Given request -> Copy out exactly the lines spanning the line with "What matplotlib code" to the line with "plt.rcParams['mathtext.it'] = 'Liberation", inclusive, from the data underneath, with no pictures.
--- start of Data rows ---
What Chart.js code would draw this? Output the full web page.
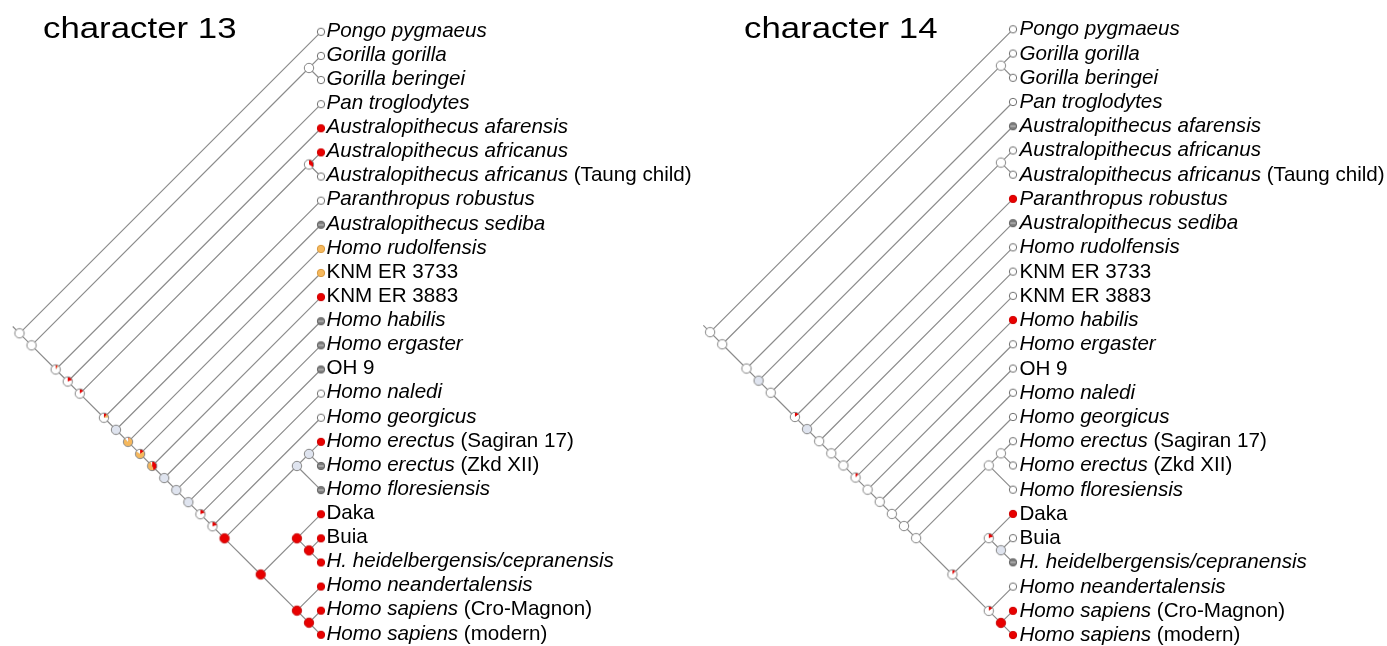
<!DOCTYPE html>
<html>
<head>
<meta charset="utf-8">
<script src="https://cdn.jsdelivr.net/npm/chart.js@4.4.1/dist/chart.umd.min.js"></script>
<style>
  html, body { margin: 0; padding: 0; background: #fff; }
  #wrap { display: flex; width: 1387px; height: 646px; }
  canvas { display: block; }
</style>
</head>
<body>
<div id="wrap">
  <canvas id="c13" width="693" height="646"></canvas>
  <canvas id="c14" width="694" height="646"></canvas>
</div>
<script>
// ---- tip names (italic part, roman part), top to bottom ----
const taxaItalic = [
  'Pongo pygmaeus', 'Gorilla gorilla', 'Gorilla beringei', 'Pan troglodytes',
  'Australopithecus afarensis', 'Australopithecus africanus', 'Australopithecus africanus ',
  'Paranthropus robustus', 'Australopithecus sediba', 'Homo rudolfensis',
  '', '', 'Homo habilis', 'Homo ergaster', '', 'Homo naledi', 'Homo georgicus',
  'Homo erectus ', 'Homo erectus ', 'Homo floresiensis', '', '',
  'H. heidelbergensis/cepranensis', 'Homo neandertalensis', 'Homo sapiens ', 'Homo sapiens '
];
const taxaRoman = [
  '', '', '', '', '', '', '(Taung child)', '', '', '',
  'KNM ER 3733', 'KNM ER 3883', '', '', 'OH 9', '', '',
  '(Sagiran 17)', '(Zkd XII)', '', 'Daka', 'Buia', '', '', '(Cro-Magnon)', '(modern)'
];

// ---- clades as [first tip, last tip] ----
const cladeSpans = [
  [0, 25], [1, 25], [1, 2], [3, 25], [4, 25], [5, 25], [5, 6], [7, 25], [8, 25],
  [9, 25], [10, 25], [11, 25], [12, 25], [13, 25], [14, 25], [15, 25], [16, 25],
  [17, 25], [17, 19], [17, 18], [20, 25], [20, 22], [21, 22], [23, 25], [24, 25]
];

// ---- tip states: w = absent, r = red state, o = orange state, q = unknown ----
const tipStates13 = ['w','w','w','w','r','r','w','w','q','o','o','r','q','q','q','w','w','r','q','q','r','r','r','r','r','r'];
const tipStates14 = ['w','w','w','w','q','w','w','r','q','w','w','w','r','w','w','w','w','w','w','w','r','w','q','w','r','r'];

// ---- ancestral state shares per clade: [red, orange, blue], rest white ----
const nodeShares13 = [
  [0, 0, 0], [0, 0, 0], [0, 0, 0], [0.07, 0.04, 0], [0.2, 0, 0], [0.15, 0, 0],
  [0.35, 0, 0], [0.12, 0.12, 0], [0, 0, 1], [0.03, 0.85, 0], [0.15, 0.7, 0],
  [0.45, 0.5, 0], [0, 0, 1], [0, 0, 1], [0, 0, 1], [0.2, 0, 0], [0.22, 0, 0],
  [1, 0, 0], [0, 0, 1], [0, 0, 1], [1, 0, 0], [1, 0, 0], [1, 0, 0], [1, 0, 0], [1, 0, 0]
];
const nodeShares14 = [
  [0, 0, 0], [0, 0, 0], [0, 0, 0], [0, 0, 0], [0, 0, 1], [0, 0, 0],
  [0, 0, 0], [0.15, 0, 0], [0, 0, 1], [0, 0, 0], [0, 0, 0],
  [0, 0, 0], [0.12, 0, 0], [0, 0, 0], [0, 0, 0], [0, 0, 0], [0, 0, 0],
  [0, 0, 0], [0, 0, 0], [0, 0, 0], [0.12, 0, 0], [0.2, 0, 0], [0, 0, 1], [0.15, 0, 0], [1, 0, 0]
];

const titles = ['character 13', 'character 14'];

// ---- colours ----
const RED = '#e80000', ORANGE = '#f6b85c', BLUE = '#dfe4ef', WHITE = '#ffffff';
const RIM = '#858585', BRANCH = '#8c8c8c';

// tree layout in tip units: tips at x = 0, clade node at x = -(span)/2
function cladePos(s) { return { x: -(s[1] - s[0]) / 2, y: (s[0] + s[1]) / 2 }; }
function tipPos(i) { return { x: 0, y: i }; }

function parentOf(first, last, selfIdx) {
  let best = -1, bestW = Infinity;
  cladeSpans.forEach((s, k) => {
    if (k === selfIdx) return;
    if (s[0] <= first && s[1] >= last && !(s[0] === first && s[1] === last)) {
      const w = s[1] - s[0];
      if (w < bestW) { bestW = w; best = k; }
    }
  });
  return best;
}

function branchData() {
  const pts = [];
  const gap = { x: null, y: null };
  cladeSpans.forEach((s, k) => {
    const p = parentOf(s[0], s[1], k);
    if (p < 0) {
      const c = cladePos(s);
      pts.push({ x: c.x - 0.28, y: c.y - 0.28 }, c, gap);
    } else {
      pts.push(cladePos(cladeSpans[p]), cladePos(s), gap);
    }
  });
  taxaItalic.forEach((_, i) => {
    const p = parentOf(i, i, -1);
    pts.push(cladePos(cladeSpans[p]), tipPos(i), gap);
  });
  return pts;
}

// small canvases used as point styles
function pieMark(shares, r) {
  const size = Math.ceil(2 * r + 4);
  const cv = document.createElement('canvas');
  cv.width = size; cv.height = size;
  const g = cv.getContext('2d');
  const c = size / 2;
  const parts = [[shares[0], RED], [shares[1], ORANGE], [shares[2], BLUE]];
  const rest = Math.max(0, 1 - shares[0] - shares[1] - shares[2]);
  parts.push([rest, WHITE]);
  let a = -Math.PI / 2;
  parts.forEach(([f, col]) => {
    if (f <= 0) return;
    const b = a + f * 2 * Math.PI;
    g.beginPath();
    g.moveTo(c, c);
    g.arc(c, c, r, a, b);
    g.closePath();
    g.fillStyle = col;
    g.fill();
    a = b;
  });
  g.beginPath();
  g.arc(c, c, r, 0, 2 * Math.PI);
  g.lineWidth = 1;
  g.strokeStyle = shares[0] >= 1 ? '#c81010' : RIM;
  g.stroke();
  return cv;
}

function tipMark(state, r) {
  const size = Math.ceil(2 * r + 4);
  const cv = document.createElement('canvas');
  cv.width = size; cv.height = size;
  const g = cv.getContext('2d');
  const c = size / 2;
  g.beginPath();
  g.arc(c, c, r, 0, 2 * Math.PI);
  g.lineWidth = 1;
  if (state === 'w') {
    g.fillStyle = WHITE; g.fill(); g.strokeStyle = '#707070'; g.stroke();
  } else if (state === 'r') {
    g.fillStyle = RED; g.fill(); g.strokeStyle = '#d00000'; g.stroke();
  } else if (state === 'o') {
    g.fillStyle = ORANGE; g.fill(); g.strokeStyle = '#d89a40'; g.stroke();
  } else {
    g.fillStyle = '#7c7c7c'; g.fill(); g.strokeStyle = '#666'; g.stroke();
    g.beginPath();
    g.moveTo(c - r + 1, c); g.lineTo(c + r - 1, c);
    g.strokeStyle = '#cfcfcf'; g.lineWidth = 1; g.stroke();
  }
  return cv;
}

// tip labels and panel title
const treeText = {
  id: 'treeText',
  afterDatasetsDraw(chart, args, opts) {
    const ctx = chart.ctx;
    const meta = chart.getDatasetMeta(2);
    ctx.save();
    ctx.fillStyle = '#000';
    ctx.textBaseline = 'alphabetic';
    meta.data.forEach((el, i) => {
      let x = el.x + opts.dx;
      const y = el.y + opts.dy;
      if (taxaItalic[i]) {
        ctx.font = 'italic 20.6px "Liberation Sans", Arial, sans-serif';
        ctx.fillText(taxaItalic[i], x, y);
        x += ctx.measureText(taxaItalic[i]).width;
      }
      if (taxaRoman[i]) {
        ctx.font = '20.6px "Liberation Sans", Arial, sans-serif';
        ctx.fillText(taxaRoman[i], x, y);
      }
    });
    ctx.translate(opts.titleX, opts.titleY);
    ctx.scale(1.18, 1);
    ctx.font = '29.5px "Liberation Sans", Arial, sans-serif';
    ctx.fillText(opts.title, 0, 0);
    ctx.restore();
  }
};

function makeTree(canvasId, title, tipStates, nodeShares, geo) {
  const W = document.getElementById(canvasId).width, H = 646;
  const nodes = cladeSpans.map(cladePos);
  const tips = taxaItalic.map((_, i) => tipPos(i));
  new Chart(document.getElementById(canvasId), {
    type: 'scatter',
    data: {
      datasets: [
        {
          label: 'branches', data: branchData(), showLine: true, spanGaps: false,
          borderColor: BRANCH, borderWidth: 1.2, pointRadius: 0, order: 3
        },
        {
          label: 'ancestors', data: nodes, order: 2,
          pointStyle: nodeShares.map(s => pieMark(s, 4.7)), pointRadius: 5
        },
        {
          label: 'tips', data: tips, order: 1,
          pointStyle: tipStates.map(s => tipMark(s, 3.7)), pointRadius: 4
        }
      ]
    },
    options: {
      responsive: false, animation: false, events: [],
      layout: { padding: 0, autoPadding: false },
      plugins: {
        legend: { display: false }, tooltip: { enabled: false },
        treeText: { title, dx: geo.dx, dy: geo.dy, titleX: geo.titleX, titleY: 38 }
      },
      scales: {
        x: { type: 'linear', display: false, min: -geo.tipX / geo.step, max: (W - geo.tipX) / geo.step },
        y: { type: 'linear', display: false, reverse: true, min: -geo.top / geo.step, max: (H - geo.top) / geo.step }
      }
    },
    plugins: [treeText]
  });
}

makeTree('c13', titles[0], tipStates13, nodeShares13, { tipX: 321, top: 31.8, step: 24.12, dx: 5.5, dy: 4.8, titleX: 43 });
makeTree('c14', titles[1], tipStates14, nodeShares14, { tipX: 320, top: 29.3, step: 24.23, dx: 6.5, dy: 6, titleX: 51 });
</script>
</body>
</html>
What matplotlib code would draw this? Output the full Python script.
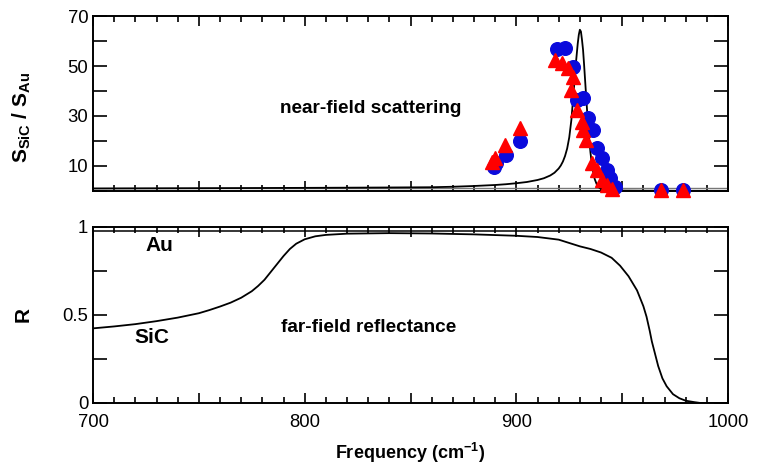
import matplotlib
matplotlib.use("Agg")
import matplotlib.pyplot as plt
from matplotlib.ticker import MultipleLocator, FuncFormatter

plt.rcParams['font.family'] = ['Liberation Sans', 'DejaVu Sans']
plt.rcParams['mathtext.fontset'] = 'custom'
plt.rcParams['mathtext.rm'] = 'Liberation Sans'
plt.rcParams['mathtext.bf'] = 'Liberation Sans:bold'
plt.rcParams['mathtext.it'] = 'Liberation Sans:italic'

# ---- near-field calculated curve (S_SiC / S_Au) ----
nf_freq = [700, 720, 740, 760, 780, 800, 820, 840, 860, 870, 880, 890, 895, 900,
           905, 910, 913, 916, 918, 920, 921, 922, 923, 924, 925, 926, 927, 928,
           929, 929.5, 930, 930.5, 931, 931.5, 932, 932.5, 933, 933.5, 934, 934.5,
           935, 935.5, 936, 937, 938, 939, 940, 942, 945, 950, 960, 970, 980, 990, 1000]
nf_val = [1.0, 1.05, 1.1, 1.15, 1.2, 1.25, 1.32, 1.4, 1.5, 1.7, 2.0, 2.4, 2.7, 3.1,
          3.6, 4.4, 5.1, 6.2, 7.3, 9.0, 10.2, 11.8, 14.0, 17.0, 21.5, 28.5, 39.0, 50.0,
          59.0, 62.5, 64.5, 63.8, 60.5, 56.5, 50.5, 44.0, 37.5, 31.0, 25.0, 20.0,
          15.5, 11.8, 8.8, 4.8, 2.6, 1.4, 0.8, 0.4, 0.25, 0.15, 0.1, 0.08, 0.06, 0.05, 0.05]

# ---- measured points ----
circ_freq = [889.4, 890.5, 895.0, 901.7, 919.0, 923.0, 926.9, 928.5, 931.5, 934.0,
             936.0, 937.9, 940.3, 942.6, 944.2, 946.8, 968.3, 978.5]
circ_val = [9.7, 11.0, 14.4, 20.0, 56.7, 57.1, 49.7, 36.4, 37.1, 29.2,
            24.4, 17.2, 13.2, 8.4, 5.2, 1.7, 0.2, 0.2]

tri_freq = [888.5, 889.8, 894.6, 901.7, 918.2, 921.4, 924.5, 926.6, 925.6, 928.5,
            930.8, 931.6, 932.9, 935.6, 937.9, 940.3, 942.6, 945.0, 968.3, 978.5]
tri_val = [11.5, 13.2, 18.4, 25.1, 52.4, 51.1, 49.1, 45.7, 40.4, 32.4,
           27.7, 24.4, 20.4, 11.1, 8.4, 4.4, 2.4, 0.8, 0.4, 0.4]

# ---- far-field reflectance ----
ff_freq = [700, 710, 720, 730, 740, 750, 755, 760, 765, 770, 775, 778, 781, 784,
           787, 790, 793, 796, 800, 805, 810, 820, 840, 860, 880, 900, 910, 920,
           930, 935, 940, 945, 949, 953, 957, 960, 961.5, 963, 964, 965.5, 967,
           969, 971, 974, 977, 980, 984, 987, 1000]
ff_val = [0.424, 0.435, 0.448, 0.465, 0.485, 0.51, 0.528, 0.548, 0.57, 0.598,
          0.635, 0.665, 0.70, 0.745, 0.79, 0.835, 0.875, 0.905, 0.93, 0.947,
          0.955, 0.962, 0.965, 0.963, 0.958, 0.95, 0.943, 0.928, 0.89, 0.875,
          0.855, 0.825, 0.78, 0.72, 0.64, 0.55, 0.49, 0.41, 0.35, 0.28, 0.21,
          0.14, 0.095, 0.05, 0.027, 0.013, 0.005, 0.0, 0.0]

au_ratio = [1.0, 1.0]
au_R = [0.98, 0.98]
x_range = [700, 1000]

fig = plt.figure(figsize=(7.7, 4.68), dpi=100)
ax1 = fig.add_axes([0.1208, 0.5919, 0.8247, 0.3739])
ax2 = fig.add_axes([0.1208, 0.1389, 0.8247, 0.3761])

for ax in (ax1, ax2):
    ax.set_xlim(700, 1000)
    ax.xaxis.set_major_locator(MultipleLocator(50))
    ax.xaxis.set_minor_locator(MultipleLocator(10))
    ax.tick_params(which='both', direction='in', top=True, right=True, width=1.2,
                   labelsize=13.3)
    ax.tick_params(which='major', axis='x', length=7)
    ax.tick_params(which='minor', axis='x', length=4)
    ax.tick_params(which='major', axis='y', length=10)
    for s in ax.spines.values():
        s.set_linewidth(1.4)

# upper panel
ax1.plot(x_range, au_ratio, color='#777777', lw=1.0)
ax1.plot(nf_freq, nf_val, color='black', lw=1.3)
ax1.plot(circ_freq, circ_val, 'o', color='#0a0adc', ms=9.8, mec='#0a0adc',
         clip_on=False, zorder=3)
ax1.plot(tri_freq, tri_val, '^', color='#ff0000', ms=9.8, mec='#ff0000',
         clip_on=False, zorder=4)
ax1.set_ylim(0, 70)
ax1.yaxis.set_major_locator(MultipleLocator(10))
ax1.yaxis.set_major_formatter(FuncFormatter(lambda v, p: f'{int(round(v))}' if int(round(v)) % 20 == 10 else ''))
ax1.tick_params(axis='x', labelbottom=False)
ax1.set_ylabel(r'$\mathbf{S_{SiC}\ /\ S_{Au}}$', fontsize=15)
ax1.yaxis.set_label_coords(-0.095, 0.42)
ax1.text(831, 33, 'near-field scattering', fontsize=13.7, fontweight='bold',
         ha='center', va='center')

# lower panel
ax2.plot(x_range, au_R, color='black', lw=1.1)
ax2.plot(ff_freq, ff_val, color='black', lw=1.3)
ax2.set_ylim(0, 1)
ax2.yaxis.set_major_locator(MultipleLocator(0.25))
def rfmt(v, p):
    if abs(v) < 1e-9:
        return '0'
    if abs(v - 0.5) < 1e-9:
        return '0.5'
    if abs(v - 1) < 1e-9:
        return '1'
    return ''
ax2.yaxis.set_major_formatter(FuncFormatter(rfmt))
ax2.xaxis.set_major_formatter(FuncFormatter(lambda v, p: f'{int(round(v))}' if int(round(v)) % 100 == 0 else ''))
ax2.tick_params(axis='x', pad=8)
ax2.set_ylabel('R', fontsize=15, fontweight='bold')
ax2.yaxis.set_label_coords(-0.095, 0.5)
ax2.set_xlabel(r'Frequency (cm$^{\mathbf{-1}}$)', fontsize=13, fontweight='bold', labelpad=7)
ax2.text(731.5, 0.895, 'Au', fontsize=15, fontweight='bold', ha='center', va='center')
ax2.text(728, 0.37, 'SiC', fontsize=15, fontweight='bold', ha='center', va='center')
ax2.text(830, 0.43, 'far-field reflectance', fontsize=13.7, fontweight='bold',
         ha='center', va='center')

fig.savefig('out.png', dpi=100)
--- end of Data rows ---
Response for this exercise ->
What matplotlib code would draw this? Output the full Python script.
import matplotlib
matplotlib.use("Agg")
import matplotlib.pyplot as plt
from matplotlib.ticker import MultipleLocator, FuncFormatter

plt.rcParams['font.family'] = ['Liberation Sans', 'DejaVu Sans']
plt.rcParams['mathtext.fontset'] = 'custom'
plt.rcParams['mathtext.rm'] = 'Liberation Sans'
plt.rcParams['mathtext.bf'] = 'Liberation Sans:bold'
plt.rcParams['mathtext.it'] = 'Liberation Sans:italic'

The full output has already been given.